The PII problem in AI pipelines
Traditional applications have well-defined input fields. Name goes here, email goes there. The application knows what it receives. Conversational AI interfaces are different - users type whatever they're thinking. When they're thinking about a problem involving their health, finances, or identity, they include that information in free text.
What Autrace's PII filter detects
Pattern-matching and NER-based detection across 12 built-in entity types: credit card numbers (Luhn-validated), SSN and equivalent national IDs, email addresses, phone numbers, IP addresses, passport numbers, dates of birth, bank account and routing numbers, medical record numbers, driver's license numbers, named persons, and physical addresses.
Redaction in the request path
# Input message
"My card 4532 0151 1283 0366 was charged twice"
# After PII filtering (redact mode)
"My card [CREDIT_CARD] was charged twice"
# Audit log entry (no raw PII stored)
{
"pii_detected": true,
"entities": [{"type": "CREDIT_CARD", "offset": 8, "length": 19}],
"action": "redacted",
"message_hash": "sha256:a3f9..."
}Block vs. redact
REDACT: Replace the PII with a typed placeholder before forwarding to the model. The model sees "[CREDIT_CARD]" - not the actual number.
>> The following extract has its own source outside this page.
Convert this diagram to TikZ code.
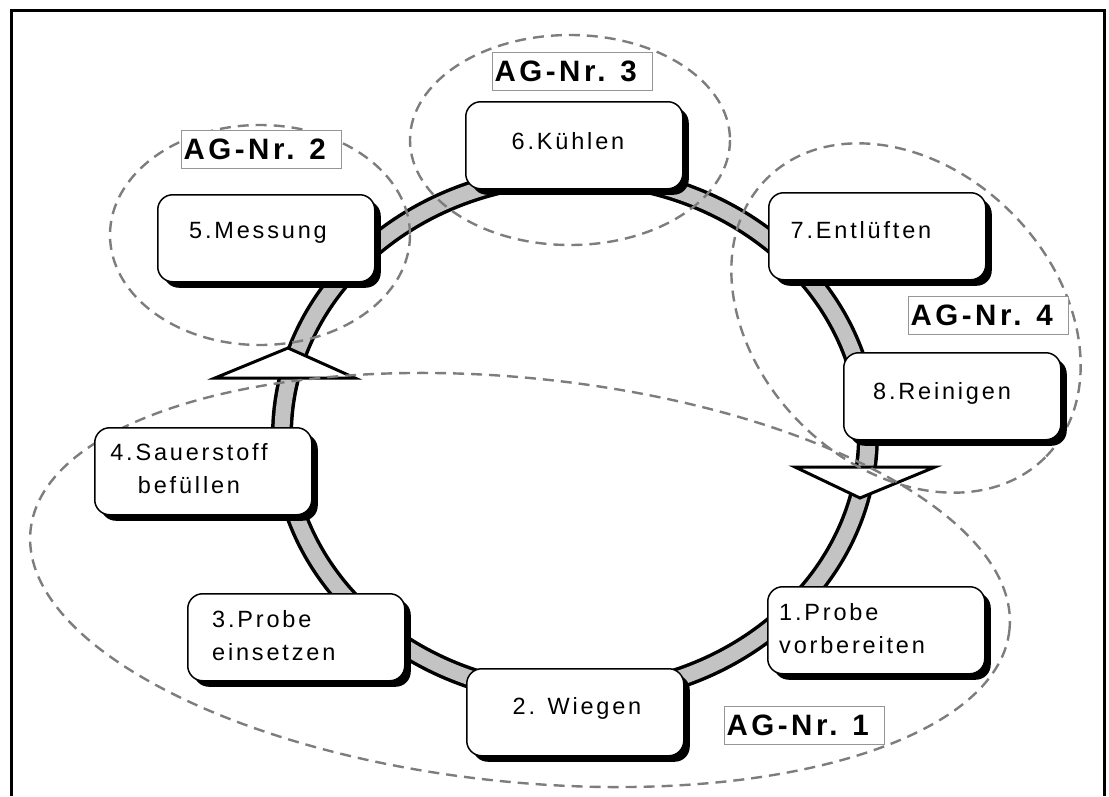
\documentclass[tikz,border=0pt]{standalone}
\usepackage{fontspec}
\setmainfont{Liberation Sans}
\newfontfamily\boxfont[LetterSpace=12]{Liberation Sans}
\newfontfamily\agfont[LetterSpace=12]{Liberation Sans}
\usetikzlibrary{shadows}
\definecolor{dashgray}{RGB}{125,125,125}
\definecolor{ringgray}{RGB}{195,195,195}
\definecolor{labelgray}{RGB}{150,150,150}
\begin{document}
\begin{tikzpicture}[x=1pt,y=-1pt,
  procbox/.style={draw=black, line width=1.5pt, fill=white, rounded corners=15pt,
    minimum width=217pt, minimum height=87pt, inner sep=0pt, anchor=north west,
    drop shadow={fill=black, opacity=1, shadow xshift=6pt, shadow yshift=-6pt}},
  proctext/.style={font=\boxfont\fontsize{23.5}{33}\selectfont, inner sep=0pt},
  agbox/.style={draw=labelgray, line width=1pt, fill=white, minimum height=38pt,
    text width=156pt, inner xsep=2pt, inner ysep=0pt, align=left, anchor=north west,
    font=\agfont\bfseries\fontsize{29.5}{35}\selectfont},
  agzone/.style={draw=dashgray, line width=2.4pt, dash pattern=on 11pt off 7pt},
  arrowtri/.style={draw=black, fill=white, line width=3pt, line join=miter},
  frame/.style={draw=black, line width=3pt}
]
\useasboundingbox (0,0) rectangle (1109,796);
% frame
\draw[frame] (11,796) -- (11,10) -- (1104,10) -- (1104,796);
% ring
\draw[line width=22pt, black] (575,435) ellipse [x radius=293, y radius=260];
\draw[line width=15pt, ringgray] (575,435) ellipse [x radius=293, y radius=260];
% direction triangles
\draw[arrowtri] (215,378) -- (288,348) -- (355,378) -- cycle;
\draw[arrowtri] (795,467) -- (860,498) -- (935,467) -- cycle;
% working group zones
\draw[agzone] (260,235) ellipse [x radius=150, y radius=110];
\draw[agzone] (570,140) ellipse [x radius=160, y radius=105];
\draw[agzone, rotate around={-45:(906,318)}] (906,318) ellipse [x radius=197, y radius=149];
\draw[agzone, rotate around={-5.8:(520,580)}] (520,580) ellipse [x radius=492, y radius=202];
% process boxes
\node[procbox] (b5) at (157,194) {};
\node[procbox] (b6) at (465,101) {};
\node[procbox] (b7) at (768,192) {};
\node[procbox] (b8) at (843,352) {};
\node[procbox] (b4) at (94,427) {};
\node[procbox] (b3) at (187,593) {};
\node[procbox] (b2) at (466,668) {};
\node[procbox] (b1) at (767,586) {};
% texts
\node[proctext] (t5) at (258,233) {5.Messung};
\node[proctext] (t6) at (568,141) {6.Kühlen};
\node[proctext] (t7) at (861,230) {7.Entlüften};
\node[proctext] (t8) at (942,393) {8.Reinigen};
\node[proctext, align=center] (t4) at (189,469) {4.Sauerstoff\\befüllen};
\node[proctext, align=left, anchor=west] (t3) at (212,636) {3.Probe\\einsetzen};
\node[proctext, align=left, anchor=west] (t1) at (779,629) {1.Probe\\vorbereiten};
\node[proctext] (t2) at (577,708) {2. Wiegen};
% labels
\node[agbox] (ag2) at (181,130) {AG-Nr. 2};
\node[agbox] (ag3) at (492,52) {AG-Nr. 3};
\node[agbox] (ag4) at (908,296) {AG-Nr. 4};
\node[agbox] (ag1) at (724,706) {AG-Nr. 1};
\end{tikzpicture}
\end{document}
Conversation flow is preserved; sensitive data never leaves your perimeter.
BLOCK: Reject the request with HTTP 400. Use this for entity types where the risk of any exposure is too high.
GDPR implications
Under GDPR Article 5(1)(c), personal data should be "adequate, relevant and limited to what is necessary." Sending raw PII to a third-party LLM API means that data is processed by the API provider. Unless you have a DPA with the provider covering that specific data category, you're likely out of compliance. Redaction at the gateway means PII never reaches the provider.